3. The circuit of claim 2, further comprising a third antenna port;

a fourth antenna port;

a third plurality of RF signal paths;

a fourth plurality of RF signal paths;

third antenna switching circuitry configurable to selectively couple each of the third plurality of RF signal paths to the third antenna port; and

fourth antenna switching circuitry configurable to selectively couple each of the fourth plurality of RF signal paths to the fourth antenna port; and

wherein the SRS switching circuitry is further coupled, directly or indirectly, between the SRS amplifier and one of the third plurality of RF signal paths, the SRS switching circuitry configurable to selectively route the SRS signal from the SRS amplifier to the third antenna port through the one of the third plurality of RF signal paths; and

wherein the SRS switching circuitry is further coupled, directly or indirectly, between the SRS amplifier and one of the fourth plurality of RF signal paths, the SRS switching circuitry configurable to selectively route the SRS signal from the SRS amplifier to the fourth antenna port through the one of the fourth plurality of RF signal paths.

4. The circuit of claim 3, wherein the SRS switching circuitry is configurable, for each of the first plurality of RF signal paths, second plurality of RF signal paths, third plurality of RF signal paths, and fourth plurality of RF signal paths, to selectively couple a corresponding RF signal path to a corresponding low noise amplifier or the SRS signal.

5. The circuit of claim 4, further comprising a multiway switching circuitry coupled between the SRS switching circuitry corresponding to the first plurality of RF signal paths, and the SRS switching circuitry corresponding to the second plurality of RF signal paths, third plurality of RF signal paths, and fourth plurality of RF signal paths, respectively.

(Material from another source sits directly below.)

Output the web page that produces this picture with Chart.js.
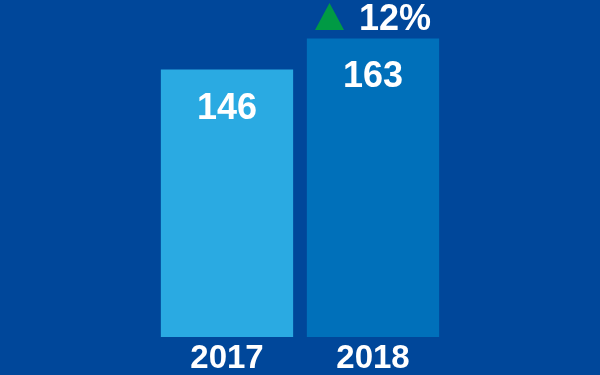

6. The circuit of claim 5, wherein the SRS switching circuitry is configurable to selectively route the SRS signal from the SRS amplifier to the first plurality of RF signal paths or the multiway switching circuitry.

7. The circuit of claim 1, wherein the circuit comprises two or more integrated circuits.

8. The circuit of claim 1, wherein the SRS switching circuitry comprises a hot switch.

9. The circuit of claim 1, wherein the SRS switching circuitry has a shunt termination impedance to a reference potential and is selectively electrically couplable to one of the first plurality of RF signal paths.

10. The circuit of claim 1, wherein the first antenna switching circuitry comprises, for each of the first plurality of RF signal paths:

a thru switch configured to selectively couple a corresponding RF signal path of the first plurality of RF signal paths to the first antenna port when enabled; and

a shunt switch connected to the corresponding one of the first plurality of RF signal paths, the shunt switch configured to isolate the corresponding RF signal path when the thru switch is disabled; and

wherein the circuit further comprises timing control circuitry configurable to sequentially activate the shunt switch on a disabled RF signal path and the thru switch on an enabled RF signal path.

11. A method of operating the circuit of claim 1, comprising:

receiving RF signals on the first plurality of RF signal paths;

operating, using control circuitry, the SRS switching circuitry to transmit the SRS signal across the first plurality of RF signal paths; and

operating, using the control circuitry, the SRS switching circuitry to receive the RF signals via the first plurality of RF signal paths.

12. A method comprising:

selectively switching, using first antenna switching circuitry, each of a first plurality of radio frequency signal paths to a first antenna port, at least one of the first plurality of RF signal paths comprising a first RF signal filter; and

selectively coupling, using sounding reference signal (SRS) switching circuitry coupled, directly or indirectly, between an SRS amplifier and the first RF signal filter, an SRS transmission signal from the SRS amplifier to the first antenna port through the first RF signal filter.

13. The method of claim 12, further comprising:

selectively switching, using second antenna switching circuitry, each of a second plurality of radio frequency signal paths to a second antenna port, at least one of the second plurality of RF signal paths comprising a second RF signal filter; and

wherein selectively coupling using the SRS switching circuitry, further comprises selectively routing the SRS transmission signal from the SRS amplifier to the second antenna port through the second RF signal filter.

14. The method of claim 12, wherein the first plurality of radio frequency signal paths comprises an FDD path and a TDD path; and

wherein selectively switching, using first antenna switching circuitry, each of a first plurality of radio frequency signal paths to the first antenna port, further comprises simultaneous operating, through the first antenna port, in both FDD and TDD modes.

15. A circuit comprising:

a plurality of radio frequency (RF) signal paths;

a plurality of antenna ports, each antenna port couplable to one or more of the plurality of RF signal paths, including at least one RF signal path having an RF signal filter for processing received signals; and

sounding reference signal (SRS) switching circuitry coupled, directly or indirectly, between an SRS amplifier and the at least one RF signal path, the SRS switching circuitry configurable to selectively route an SRS signal from the SRS amplifier to each of the plurality of antenna ports through a corresponding RF signal path.

16. The circuit of claim 15 further comprising:

antenna switching circuitry couplable between each antenna port and its corresponding one or more of the plurality of RF signal paths, the antenna switching circuitry configurable to selectively couple the corresponding one or more of the plurality of RF signal paths to the corresponding antenna port to facilitate simultaneous operation in FDD and TDD modes.

17. The circuit of claim 16, wherein the SRS switching circuitry further comprises, for each antenna port, SRS switching circuitry configurable to selectively couple the corresponding RF signal path between a low noise amplifier and the SRS signal.

18. The circuit of claim 17, further comprising multiway switching circuitry coupled between a first SRS switching circuit corresponding to a first of the plurality of antenna ports, and a second SRS switching circuitry coupled to the remaining of the plurality of antenna ports.

19. The circuit of claim 18, wherein the first SRS switching circuitry is configurable to selectively route the SRS signal from the SRS amplifier to the first of the plurality of antenna ports or the multiway switching circuitry.

20. The circuit of claim 15 wherein the circuit comprises two or more integrated circuits, each integrated circuit comprising a subset of the RF signal paths and the plurality of antenna ports.